Using the same recipe for hijacking the land employed in Serbian Kosovo-Metohija province, beginning with the albanization of the name of the region, Albanians refer to the Greek Epirus as the Chamuria or Tchamuria. Along the information that the Albanian terrorist unit covering this region has been formed, the web site also offers two videos previously shown on the Albanian television News 24.
Before the video footage was shown, president of the Albanian municipality Himara in the Valona region of Albania, stated that Epirus in Greece, populated by the majority of ethnic Albanians, should be given autonomy.
Video recordings from the Dervina web site show eight masked and armed men, with UCC (Ushtria Clirimtare e Camerise in Albanian, or Liberation Army of Chamuria) acronym on their uniforms. One of them reads the statement about the formation of the UCC/LAC sitting at the table decorated with the USA and EU flags. On the walls behind, an Albanian flag and map of “Tchamuria” are hanged.
According to the Serbian news agency Tanjug, media in Athens has called on the Greek government to sharply condemn the threats issued by Albanian terrorists and to request the information from Yahoo which hosts the web site about the location of the site’s web master.
Ian Cresswell on 05/05/07 11:34 AM
“For instance, Serbs putting the Muslim women and children on buses to take them to safety”
Safety from whom Blackbird?

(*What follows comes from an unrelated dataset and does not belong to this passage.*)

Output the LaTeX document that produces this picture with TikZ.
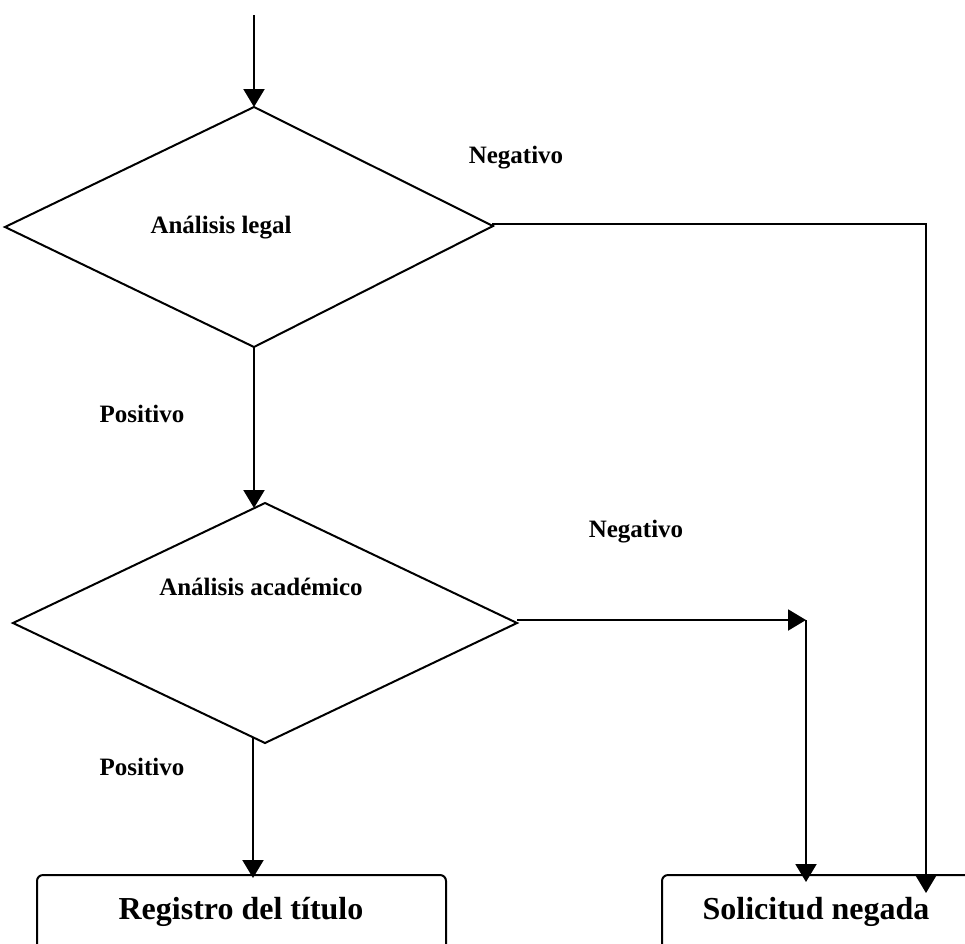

The Martians?
Or the army that surrounded them for years, attempted to starve them, then burnt their homes, dynamited their places of worship, and finally killed all the men.
Why couldn’t they just be safe in the place they lived?
It really is a bit much for you to talk like this and then complain about ‘terrorism’.
Blackbird mentions the Srebrenica Research Group – here is a debate I took part in with them.
http://www.medialens.org/forum/viewtopic.php?t=1578
I’ll leave the reader to judge who has been spoon fed and who took the trouble to look at the evidence.